The FTC’s complaints against the following companies charge them with misrepresenting that plastics treated with additives are biodegradable, biodegradable in a landfill, biodegradable in a certain timeframe, or shown to be biodegradable in a landfill or that various scientific tests prove their biodegradability claims. The FTC also alleges that the companies lacked reliable scientific tests to back up these claims.
American Plastic Manufacturing is based in Seattle, Washington, and was an ECM customer until at least December 2012. The FTC alleges that APM advertised its plastic shopping bags on its website as biodegradable, and sold them to distributors nationwide. APM’s marketing materials claimed that its products were biodegradable based on the use of the additives sold by ECM.
CHAMP, located in Marlborough, Massachusetts, also was an ECM customer, and advertised on its website that its plastic golf tees were biodegradable. CHAMP sold the tees both online and in brick and mortar stores throughout the United States. The company’s marketing materials claimed that the ECM additive made its products biodegradable.
Clear Choice Housewares, Inc. based in Leominster, Massachusetts, was a customer of an additive manufacturer called Bio-Tec Environmental. Clear Choice sold what it claims are biodegradable, reusable plastic food storage containers on its website, as well as in retail stores nationwide. Clear Choice’s marketing materials claimed its products were biodegradable based on the application of a Bio-Tec product called Eco Pure. The FTC alleges that Clear Choice made false and unsubstantiated claims that Eco Pure made its products “quickly biodegradable in landfills.”
Carnie Cap, Inc., based in East Moline, Illinois, incorporated Eco-One, an additive manufactured and marketed by Ecologic, into its plastic rebar cap covers. Carnie Cap advertised the caps on its website and sold them through various distributors nationwide. It claimed, with no qualification, that the Eco-One product makes it plastic rebar cap covers “100 % biodegradable.”
The proposed consent orders settling the FTC’s complaints are essentially the same. They prohibit the four companies from making biodegradability claims unless the representations are true and supported by competent and reliable scientific evidence. Consistent with the Green Guides, the companies must have evidence that the entire plastic product will completely decompose into elements found in nature within one year after customary disposal (defined as disposal in a landfill, incinerator, or recycling facility) before making any unqualified biodegradable claim.

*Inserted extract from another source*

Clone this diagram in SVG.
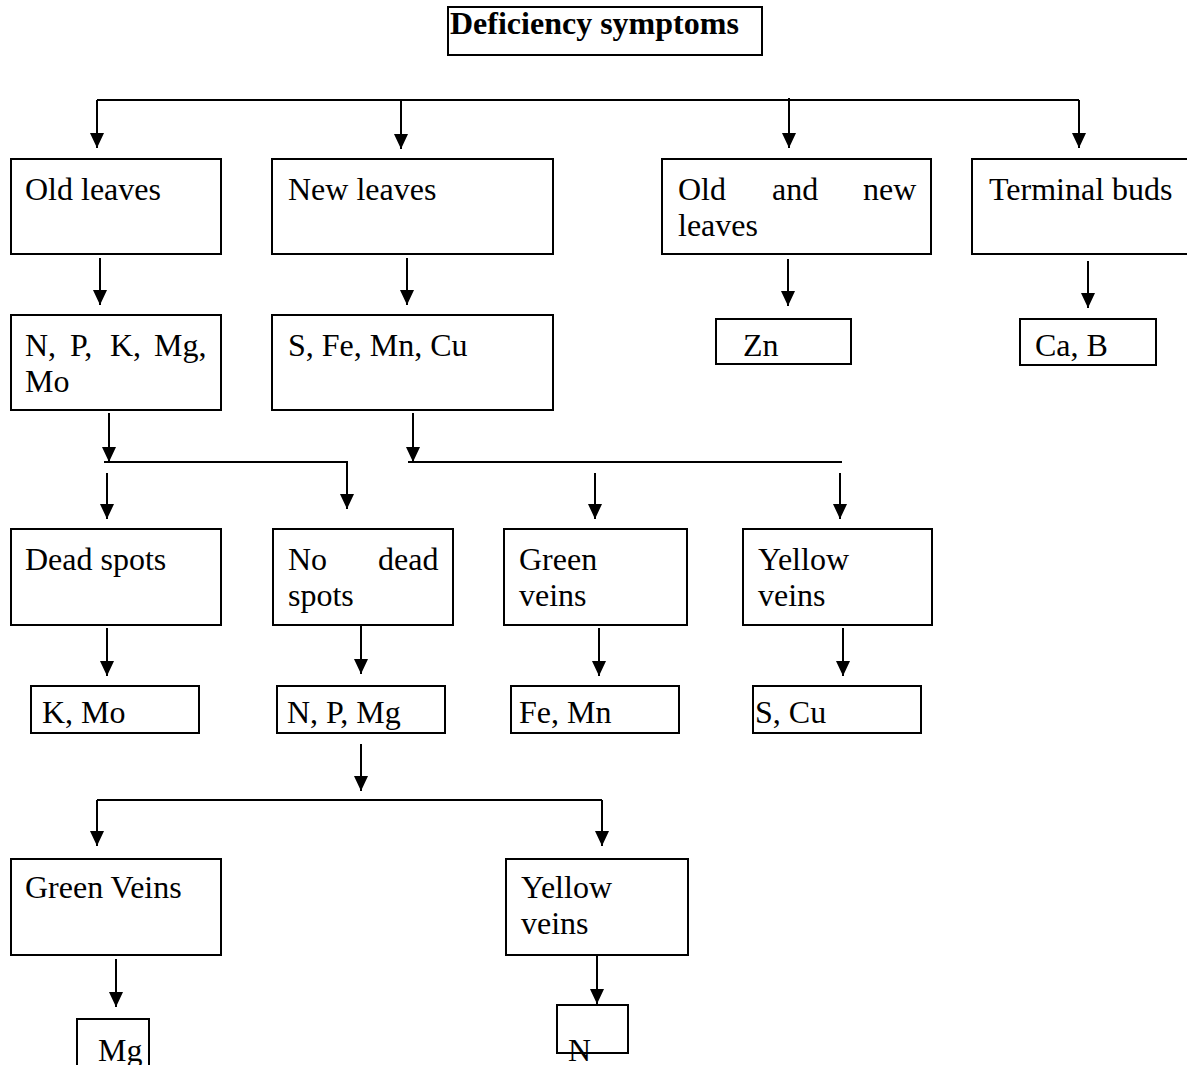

For qualified claims, the companies must state the time required for compete biodegradation in a landfill or the time to degrade in a disposal environment near where consumers who buy the product live. Alternatively, the companies may state the rate and extent of degradation in a landfill or other disposal facility accompanied by an additional disclosure that the stated rate and extent do not mean that the product will continue to decompose.
The proposed consent orders also make it clear that ASTM D5511 (a test standard commonly used in the additive industry) cannot substantiate unqualified biodegradable claims or claims beyond the results and parameters of the test, and that any testing protocol used to substantiate degradable claims must simulate the conditions found in the stated disposal environment.